Diese Touren sind auch alle dringeblieben im Buch. Genauso, wie man die von Lachmann besonders empfohlenen Touren nach Zeitz, in die Hohburger Berge oder zur Arche Nebra wieder drin findet. Wobei gerade die Arche-Nebra-Tour relativ kompakt zeigt, wie so eine Erlebniskette an einer einzigen 35 Kilometer langen Rad- und Wanderroute aussehen kann. Zuerst geht’s nämlich mit dem Zug nach Nebra, wo man auf den berühmten Mittelberg klettern und die faszinierende Arche besuchen kann, bevor es auf dem Unstrut-Radweg Richtung Naumburg geht, wo natürlich die schöne Uta lockt. (Mal so am Rande: Ich zweifle nach wie vor daran, dass die blasse Schöne, die da als Uta angepriesen wird, wirklich Uta ist, und nicht tatsächlich die polnische Königstochter Reglindis, erkennbar an der Krone, die sie trägt …).

An der Strecke aber laden das Renaissanceschloss Vitzenburg, das Schloss Burgscheidungen, das Glockenmuseum und die Schifferklause in Laucha zum kurzen Innehalten ein. Die Mühle Zeddenbach darf man dabei genauso wenig übersehen wie den Naumburger Blütengrund und den Max-Klinger-Weinberg bei Großjena. Sage keiner, man kann nichts erleben in dieser Gegend. Eher ist es so, dass eine Route aus dem Büchlein fliegt, wenn eine neue spannende dazukommt.

Burg Querfurt, der „Dicke Heinrich“ von oben.

Und dazugekommen ist die 50-Kilometer-Tour von Querfurt nach Mücheln. Da muss man nicht lange überlegen. Allein schon die mächtige alte Burg Querfurt lädt ein zum Staunen, bevor man sich kühnen Mutes aufs Rad schwingt und auf dem Dolmenradweg Richtung Osten fährt. Hier fährt man in die ganz, ganz alte Geschichte Mitteldeutschlands (ganz ähnlich wie bei Nebra), und begegnet einem jungsteinzeitlichen Steinkammergrab, bevor man über Niederwünsch (wo man das Strohnallenhaus unbedingt sehen muss) zum Geiseltalsee kommt und in Bad Lauchstädt den berühmten Kurpark besuchen kann, den auch Goethe besuchte dereinst. Was dann eben auch bedeutet, dass man wenig später auf den Goetheradweg kommt, auch wenn Goethe nie mit Rad reiste, dafür gern mit Pferd.

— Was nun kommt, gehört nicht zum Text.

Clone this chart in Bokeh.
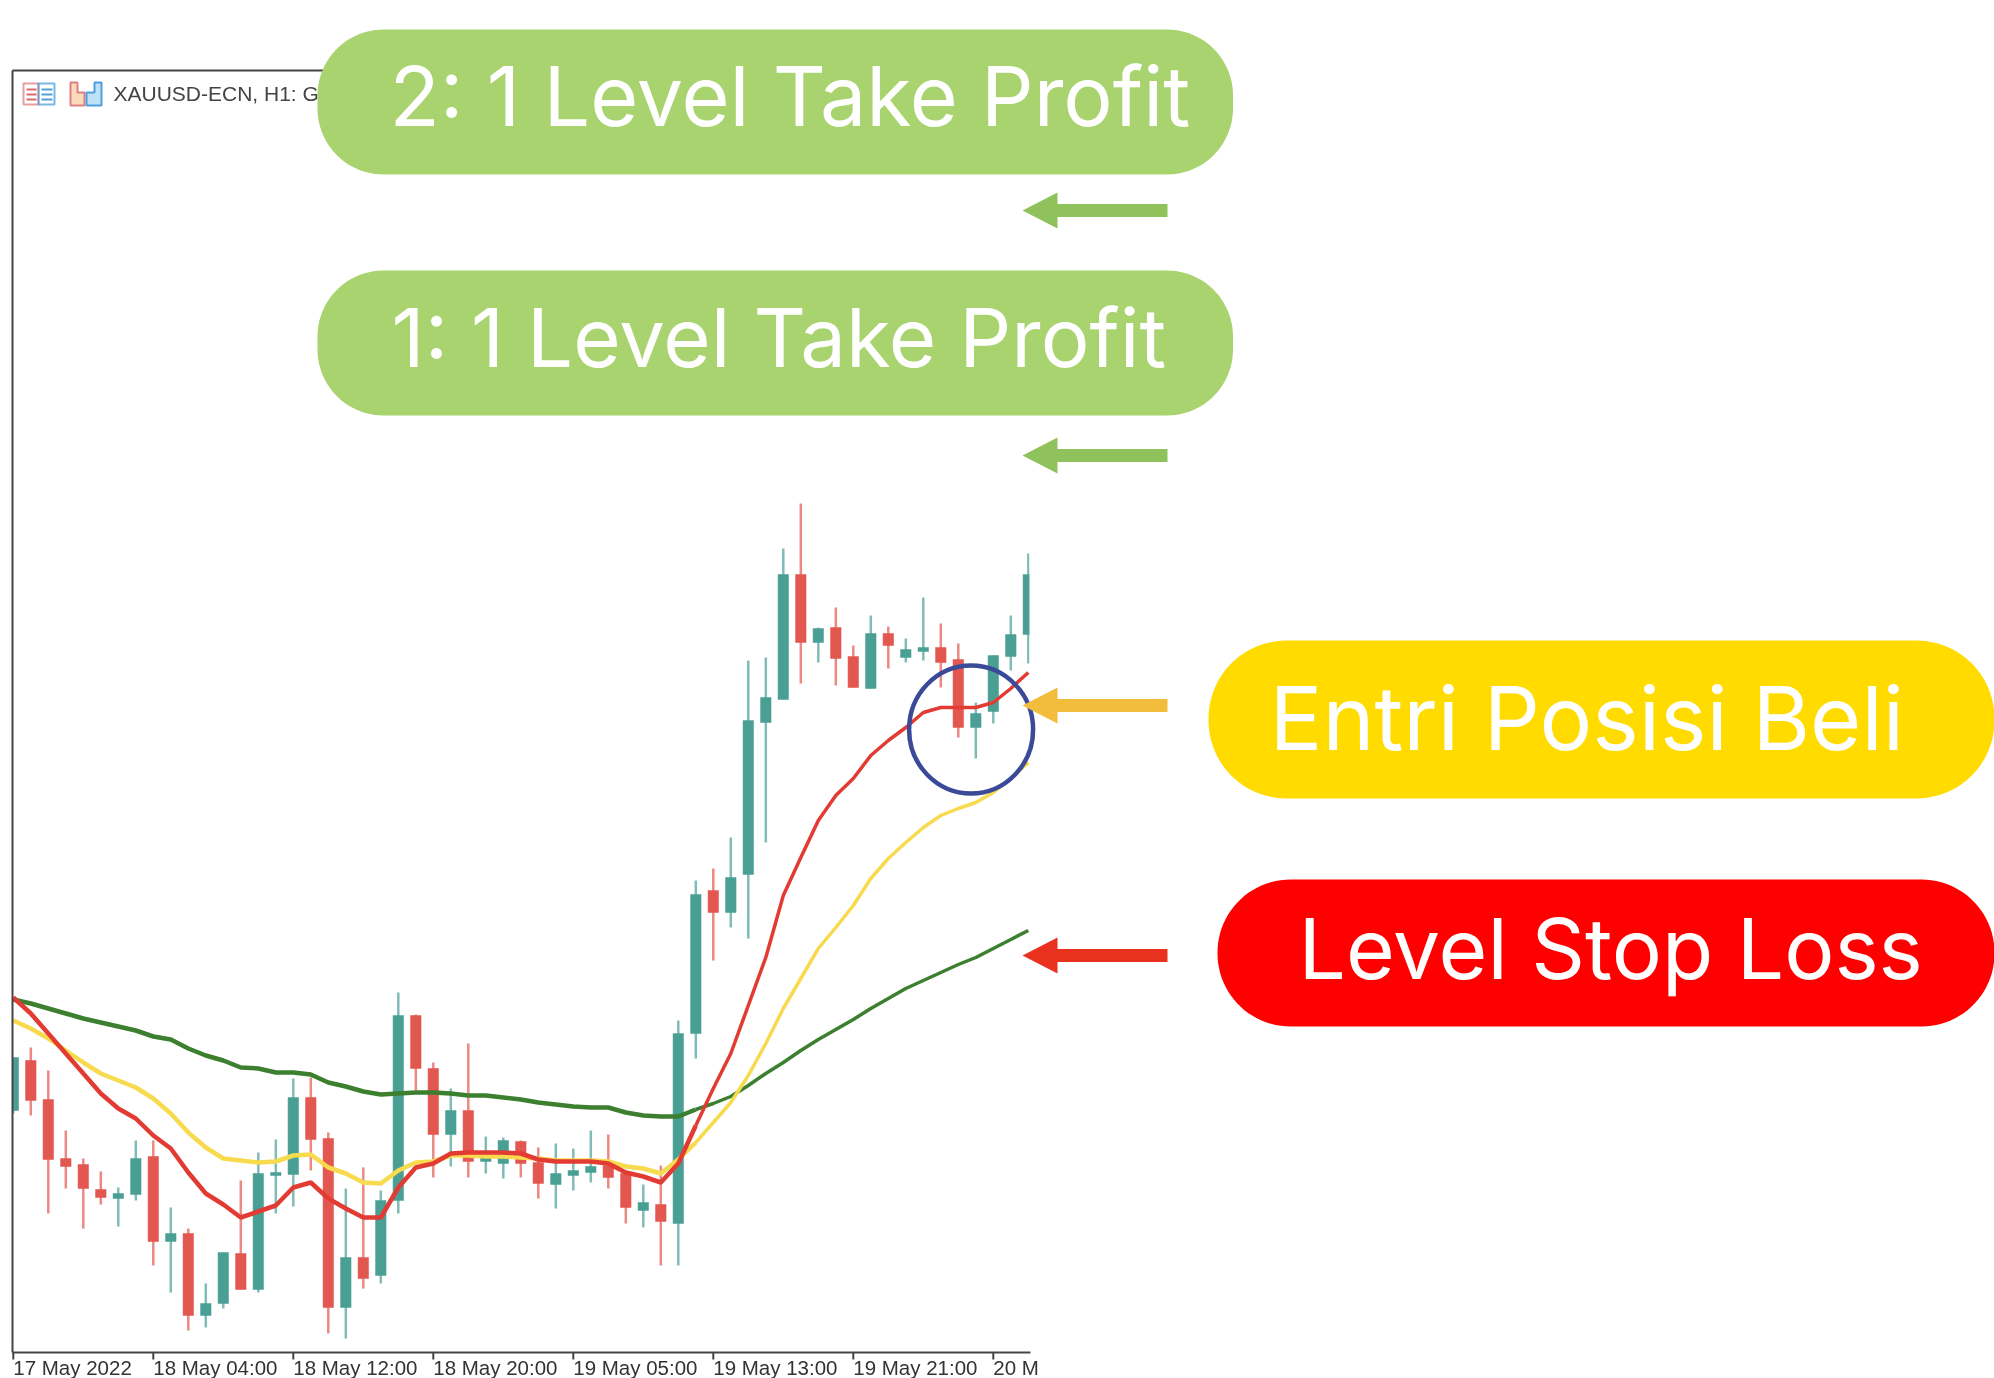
import numpy as np
from bokeh.plotting import figure
from bokeh.embed import file_html
from bokeh.resources import INLINE
from bokeh.core.properties import value
from bokeh.models import Range1d, LinearAxis, FixedTicker

# Candles, in chart points above the time axis
bull = [1,0,0,0,0,0,1,1,0,1,0,1,1,0,1,1,1,0,0,1,0,1,1,0,0,1,0,1,1,0,
        0,1,1,1,0,0,1,0,1,1,0,1,1,1,1,0,1,0,0,1,0,1,1,0,0,1,1,1,1]
high = [295,305,282,222,194,181,165,212,212,145,124,69,100,172,200,213,274,275,220,164,
        185,162,360,338,290,264,309,216,215,212,205,209,204,222,218,182,168,187,332,472,
        484,515,692,695,804,849,725,745,707,737,726,714,755,729,709,650,697,737,799]
top = [295,292,253,194,188,163,159,194,196,119,119,49,100,99,179,180,255,255,214,95,
       95,152,337,337,284,242,242,195,212,211,190,179,182,186,187,179,150,148,319,458,
       462,475,632,655,778,778,724,725,696,719,719,703,705,705,693,639,697,718,778]
bot = [242,252,193,186,164,155,154,158,111,111,37,37,49,63,63,177,178,213,45,45,
       74,77,152,284,218,218,191,191,189,189,169,168,177,180,175,145,142,131,129,319,
       440,440,478,630,653,710,710,694,665,664,707,695,701,690,625,625,641,696,718]
low = [239,237,139,164,124,148,126,152,87,60,22,25,44,63,60,139,146,182,19,14,
       64,69,139,262,175,186,175,179,174,175,154,144,162,170,164,129,125,87,87,294,
       392,425,414,510,653,669,690,667,665,664,684,690,692,665,615,594,629,682,689]

# Moving averages, same units
ma_green = [353,349,344,339,334,330,326,322,316,313,304,297,292,285,284,280,280,278,270,266,
            261,258,259,260,260,259,257,257,255,253,250,248,246,245,245,240,237,236,236,243,
            249,256,267,279,290,302,313,323,333,344,354,364,372,380,388,395,404,413,422]
ma_red = [355,339,319,299,279,259,244,234,217,204,180,159,148,135,141,147,165,170,154,144,
          135,135,165,185,189,199,200,200,200,199,193,191,191,191,189,180,176,170,189,227,
          264,299,347,395,457,495,532,557,574,597,612,625,640,645,645,645,650,664,680]
ma_yellow = [332,324,314,302,290,279,272,265,254,239,220,205,194,192,190,191,197,198,185,179,
             170,169,182,190,191,197,197,196,196,195,194,192,192,192,191,186,184,179,193,210,
             230,250,277,309,344,374,404,425,447,474,494,510,525,537,544,550,560,574,590]

tick_bars = [0, 8, 16, 24, 32, 40, 48, 56]
tick_labels = ["17 May 2022", "18 May 04:00", "18 May 12:00", "18 May 20:00",
               "19 May 05:00", "19 May 13:00", "19 May 21:00", "20 M"]

header_text = "XAUUSD-ECN, H1: G"
label_texts = ["2: 1 Level Take Profit", "1: 1 Level Take Profit", "Entri Posisi Beli", "Level Stop Loss"]

W, H = 1994, 1378
AXIS_Y, LEFT = 1352, 12
X0, DX = 12.8, 17.5
TEAL, RED = "#4a9f95", "#e2574f"
FONT = "Inter"
AXIS_COL = "#444444"

p = figure(width=W, height=H, output_backend="svg", toolbar_location=None,
           x_range=Range1d(0, W), y_range=Range1d(H, 0),
           x_axis_type=None, y_axis_type=None,
           min_border_left=0, min_border_right=0, min_border_top=0, min_border_bottom=0,
           styles={"position": "fixed", "left": "0px", "top": "0px"})
p.outline_line_color = None
p.background_fill_color = "white"
p.border_fill_color = "white"
p.extra_x_ranges["bars"] = Range1d(-X0 / DX, (W - X0) / DX)
p.extra_y_ranges["pts"] = Range1d(AXIS_Y - H, AXIS_Y)

xa = LinearAxis(x_range_name="bars", ticker=FixedTicker(ticks=[]), fixed_location=AXIS_Y)
xa.bounds = (-0.05, (1030 - X0) / DX)
xa.axis_line_color = AXIS_COL; xa.axis_line_width = 2
xa.major_tick_line_color = None; xa.minor_tick_line_color = None
p.add_layout(xa, "below")

ya = LinearAxis(y_range_name="pts", ticker=FixedTicker(ticks=[]), fixed_location=LEFT)
ya.bounds = (0, AXIS_Y - 70)
ya.axis_line_color = AXIS_COL; ya.axis_line_width = 2
ya.major_tick_line_color = None; ya.minor_tick_line_color = None
p.add_layout(ya, "left")

# Ticks hang below the axis, with labels starting at the tick
n_ticks = len(tick_bars)
p.segment(tick_bars, [0] * n_ticks, tick_bars, [-7] * n_ticks, line_color=AXIS_COL, line_width=2,
          x_range_name="bars", y_range_name="pts")
p.text(tick_bars, [1366.5] * n_ticks, text=tick_labels, x_range_name="bars",
       text_font=value("Liberation Sans"), text_font_size="20.5px", text_color="#333333",
       text_baseline="middle")

# Candles
idx = np.arange(len(high))
cols = [TEAL if b else RED for b in bull]
p.segment(idx, high, idx, low, line_color=cols, line_width=2.5, line_alpha=0.7,
          x_range_name="bars", y_range_name="pts")
p.vbar(idx, width=0.6, top=top, bottom=bot, fill_color=cols, line_color=cols, line_width=0.5,
       x_range_name="bars", y_range_name="pts")

# Chart's left and right edges crop the first and last candles
p.quad(left=1029, right=1040, top=480, bottom=1000, fill_color="white", line_color=None)
p.quad(left=0, right=LEFT, top=900, bottom=1200, fill_color="white", line_color=None)

# Moving averages: heavier up to the breakout candle
SPLIT = 39
for ma, col in ((ma_green, "#3b7f2f"), (ma_yellow, "#f8da4e"), (ma_red, "#e23b33")):
    p.line(idx[:SPLIT + 1], ma[:SPLIT + 1], line_color=col, line_width=4.5,
           x_range_name="bars", y_range_name="pts")
    p.line(idx[SPLIT:], ma[SPLIT:], line_color=col, line_width=3.5,
           x_range_name="bars", y_range_name="pts")

# Circle
p.ellipse(x=[970.6], y=[729], width=[124], height=[128], fill_color=None,
          line_color="#3a4a99", line_width=4.5)

# Chart frame top and header
p.segment(LEFT, 70, 340, 70, line_color=AXIS_COL, line_width=2)

def outline(x0, y0, x1, y1, col):
    p.quad(left=x0, right=x1, top=y0, bottom=y1, fill_color=None, line_color=col, line_width=2, line_alpha=0.75)

outline(23, 83, 38, 104, "#e07f7f")
outline(38, 83, 54, 104, "#4f9fdc")
p.segment([26, 26, 26, 41, 41, 41], [89, 94, 99, 89, 94, 99], [36, 36, 36, 52, 52, 52], [89, 94, 99, 89, 94, 99],
          line_color=["#d96a6a"] * 3 + ["#4f9fdc"] * 3, line_width=2)
p.patch([70, 77, 77, 84, 84, 70], [82, 82, 92, 92, 105, 105], fill_color="#fbd9bd", line_color="#e07f7f", line_width=2)
p.patch([86, 94, 94, 101, 101, 86], [92, 92, 82, 82, 105, 105], fill_color="#bfe0f7", line_color="#4f9fdc", line_width=2)
p.text([113], [93], text=[header_text], text_font=value("Liberation Sans"), text_font_size="21px",
       text_color="#444444", text_baseline="middle")

# Arrows
def arrow(y, col, shaft=13, half=18):
    tip, base, end = 1022, 1057, 1167
    p.patch([tip, base, base, end, end, base, base],
            [y, y - half, y - shaft / 2, y - shaft / 2, y + shaft / 2, y + shaft / 2, y + half],
            fill_color=col, line_color=None)

arrow(210, "#8fc25a")
arrow(455, "#8fc25a")
arrow(705, "#f2bd3c")
arrow(955, "#e8321f")

# Pills
def pill(x0, y0, x1, y1, r, col):
    t = np.linspace(0, np.pi / 2, 24)
    xs = np.r_[x0 + r - r * np.cos(t), x1 - r + r * np.sin(t), x1 - r + r * np.cos(t), x0 + r - r * np.sin(t)]
    ys = np.r_[y0 + r - r * np.sin(t), y0 + r - r * np.cos(t), y1 - r + r * np.sin(t), y1 - r + r * np.cos(t)]
    p.patch(xs, ys, fill_color=col, line_color=None)

pill(317, 29, 1232.5, 174, 66, "#a8d36e")
pill(317, 270, 1232.5, 415, 66, "#a8d36e")
pill(1208, 640, 1994, 798, 78, "#ffdb00")
pill(1217, 879, 1994, 1026, 73, "#ff0000")

for x, y, size, t in zip([389, 391, 1269, 1298], [95.5, 336.5, 717, 948], [82.5, 81.5, 88, 83.8], label_texts):
    p.text([x], [y], text=[t], text_font=value(FONT), text_font_size=f"{size}px",
           text_color="white", text_baseline="middle")

open("out.html", "w").write(file_html(p, INLINE))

Man merkt schon, dass Lachmann weiter erkundet, was sich in der Gegend rund um die beiden Großstädte alles problemlos zu Fuß oder mit Rad erkunden lässt.

Da fällt der Verzicht auf einzelne Routen aus Platzgründen natürlich schwer. Herausgefallen ist die Parthenaue, die man direkt aus dem Herzen Leipzigs leicht erkunden kann. Vielleicht auch, weil sie mittlerweile vergleichsweise zu viele Fehlstellen und Ungemütlichkeiten hat. Es reicht nicht, wenn immer nur einzelne Wegstücke für viel Geld auf Luxusstandard gebracht werden, dann aber doch wieder ungemütliche und unübersichtliche Abschnitte folgen, bei denen man sich als Radler sagt: Mit Kind und Kegel kommst du hier lieber nicht lang. Das ist viel zu gefährlich.

Und ein besonderes Engagement der beiden Nachbarstädte Leipzig und Taucha, die Route auf Vordermann zu bringen, ist auch nicht zu sehen. Irgendwie macht der Grüne Ring, wo beide Mitglied sind, ja irgendwas. Aber das fließt gerade an den wichtigsten Stellen nicht zusammen zu wirklichen Fortschritten im Radnetz der Region. Die Leute sind halt mehr damit beschäftigt, irgendwelche Motorbootkanäle zu planen, als die Region einfach mit dem simpelsten Ansatz in Schwung zu bringen, mit dem Tagestourismus befeuert werden kann: guten Radwegenetzen in die Region.

Da fährt man wohl doch lieber mit dem Zug ein Stück raus in die Landschaft und fährt auf Radrouten, die schon besser ausgebaut sind und auch mal erlauben, nicht alle sieben Sinne auf ungehobelten Straßenverkehr konzentrieren zu müssen. Sonst wird es ja doch wieder nur Stress.

Harald Lachmann Ab ins Grüne, 3. überarbeitete Auflage, Via Reise Verlag, Berlin 2019, 14,95 Euro.